Le istanze della collettività sono scritte sul libro che un buon amministratore sa di dover tenere sempre aperto per leggervi le domande alle quali ha il dovere di dare risposta.
Le risposte ci sono sempre e quando non le si danno è solo per incompetenza o perché ci si asserve alla logica della decantazione. Il silenzio è affermazione di potere e il potere della burocrazia si rafforza con il silenzio.
Lavoro, rispetto della persona e grandi idealità sono i pilastri dell’Umanità e del futuro di questa nostra società alla ricerca di identità.
Il processo di costruzione dell’identità sociale, ne sono convinta, è possibile solamente con l’impegno di chi ha le abilità per realizzarlo attraverso piani concreti di fattibilità. Con l’eloquenza delle parole, con le invettive sciorinate, con i proclami della politicanza si disperde l’identità valoriale di un Paese. E grava sulla responsabilità collettiva il destino di povertà che sconterà la generazione a venire, condannata a scontare le incapacità e le stolte volontà di chi li ha preceduti, deliberatamente o incoscientemente volti a sostenere che, come affermava Hugo von Hofmannsthal “tutto ciò che è creduto esiste, e soltanto questo”.
E trovo oggi attualissimo il messaggio trasmesso dal dipinto che ho scelto come copertina. Il Quarto Stato di Pelizza da Volpedo è una delle opere che notoriamente rappresenta il dramma dello sfruttamento dei lavoratori. L’ opera, un archetipo figurativo conosciuto universalmente, esprime, infatti, con potenza realistica ed espressiva il mondo del lavoro, richiamando tematiche legate alle lotte per i diritti e ai principi costituzionali.
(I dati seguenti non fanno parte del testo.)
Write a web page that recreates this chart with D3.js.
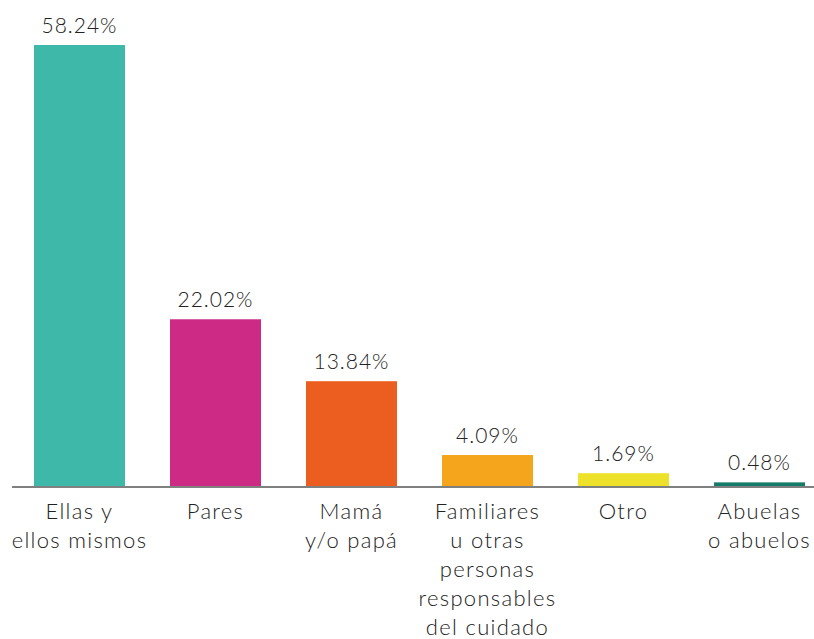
<!DOCTYPE html>
<html>
<head>
<meta charset="utf-8">
<script src="https://cdn.jsdelivr.net/npm/d3@7"></script>
<style>
  html, body { margin: 0; padding: 0; background: #fff; }
  svg { display: block; }
  text { font-family: "Lato", "Open Sans", sans-serif; font-weight: 300; fill: #222; }
</style>
</head>
<body>
<svg id="chart" width="814" height="639"></svg>
<script>
// Who the respondents turn to, share of answers (%)
const categories = [
  ["Ellas y", "ellos mismos"],
  ["Pares"],
  ["Mamá", "y/o papá"],
  ["Familiares", "u otras", "personas", "responsables", "del cuidado"],
  ["Otro"],
  ["Abuelas", "o abuelos"]
];
const values = [58.24, 22.02, 13.84, 4.09, 1.69, 0.48];
const colors = ["#3db8a9", "#cc2a85", "#eb5e1f", "#f5a51b", "#ede12b", "#167c6a"];

const svg = d3.select("#chart");
const baseY = 486;
const topY = 45;

const x = d3.scaleBand()
  .domain(d3.range(values.length))
  .range([34, 805])
  .paddingInner(0.331)
  .paddingOuter(0);

const y = d3.scaleLinear()
  .domain([0, 58.24])
  .range([baseY, topY]);

// bars
svg.append("g").selectAll("rect")
  .data(values)
  .join("rect")
  .attr("x", (d, i) => x(i))
  .attr("width", x.bandwidth())
  .attr("y", d => y(d))
  .attr("height", d => baseY - y(d))
  .attr("fill", (d, i) => colors[i]);

// value labels
svg.append("g").selectAll("text")
  .data(values)
  .join("text")
  .attr("x", (d, i) => x(i) + x.bandwidth() / 2)
  .attr("y", d => y(d) - 12)
  .attr("text-anchor", "middle")
  .attr("font-size", 21)
  .attr("letter-spacing", 1)
  .text(d => d.toFixed(2) + "%");

// baseline
svg.append("line")
  .attr("x1", 12).attr("x2", 814)
  .attr("y1", baseY + 1).attr("y2", baseY + 1)
  .attr("stroke", "#808080")
  .attr("stroke-width", 2);

// category labels
const lab = svg.append("g").selectAll("text")
  .data(categories)
  .join("text")
  .attr("text-anchor", "middle")
  .attr("font-size", 22)
  .attr("letter-spacing", 1.3)
  .attr("x", (d, i) => x(i) + x.bandwidth() / 2)
  .attr("y", 519);
lab.selectAll("tspan")
  .data((d, i) => d.map(s => ({ s, i })))
  .join("tspan")
  .attr("x", d => x(d.i) + x.bandwidth() / 2)
  .attr("dy", (d, j) => j === 0 ? 0 : 29)
  .text(d => d.s);
</script>
</body>
</html>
Presentato al pubblico per la prima volta nel 1902 all’Esposizione internazionale di arte decorativa moderna di Torino non venne compreso, ma anzi decodificato come una scena di rivolta o sciopero e quindi ripugnato dai benpensanti e dalle autorità politiche.
Il dipinto, una risposta ai sanguinosi eventi milanesi del 1898 (quando, durante i moti popolari, il generale Bava Beccaris fece sparare sulla folla provocando una strage), pur risentendo profondamente del socialismo umanitario ed evoluzionistico maturato nel tempo dall’artista è, in questo nostro tempo, di una triste attualità.
Il “quarto stato”, cui fa riferimento il titolo dell’opera, è la classe lavoratrice che viene rappresentata attraverso lo scenografico realismo: le figure, studiate dal vero, simboleggiano la forza e lo spirito utopista del lavoro. Tra di esse vi sono anche donne, madri e bambini, a rappresentare la volontà di cambiare il futuro assegnando alla donna un ruolo altrettanto centrale nella rivendicazione politica e sociale. L’attenzione alla gestualità è evidente e profonda, la vicinanza dei corpi dà un valore di compattezza alla marcia e all’ideale che la muove. Pellizza, infatti, riuscì a combinare un’osservazione indiretta della massa dei contadini, trasfigurandoli secondo il modello precedente della Scuola di Atene di Raffaello la cui iconica espressività scopriamo nelle figure in prima linea.
L’opera è divenuta iconica in seguito all’associazione del grande dipinto a una rinnovata utopia sociale, spesso celebrata nel corso delle manifestazioni per il 1° maggio (e mi sovviene lo splendido lunghissimo piano-sequenza posto a sfondo dei titoli di testa del film Novecento di Bernardo Bertolucci.
Oggi, come allora, il messaggio di forza e speranza sprigionato dal capolavoro di Pellizza da Volpedo splende di luce nuova, all’insegna dei rinnovati valori di cooperazione e libertà.
E oggi accogliendo il messaggio de Il Quarto Stato buon 1° maggio:
Agli inoccupati, i disoccupati, i precari, i cassintegrati.
Alle madri ed ai padri di famiglia umiliati, mortificati, privati della Dignità, mandati a casa su due piedi.
Ai giovani precari, che vorrebbero costruirsi, una famiglia.
A chi è mobbizzato, vessato, molestato sul posto di lavoro.
A chi è morto, sul posto di lavoro.
A chi sogna un domani migliore, nonostante tutto.
A chi crede ancora nei Diritti sanciti da una Carta, chiamata Costituzione, costata il sangue di chi ci ha preceduti.
Il primo maggio e tutti i giorni del calendario, siano per noi.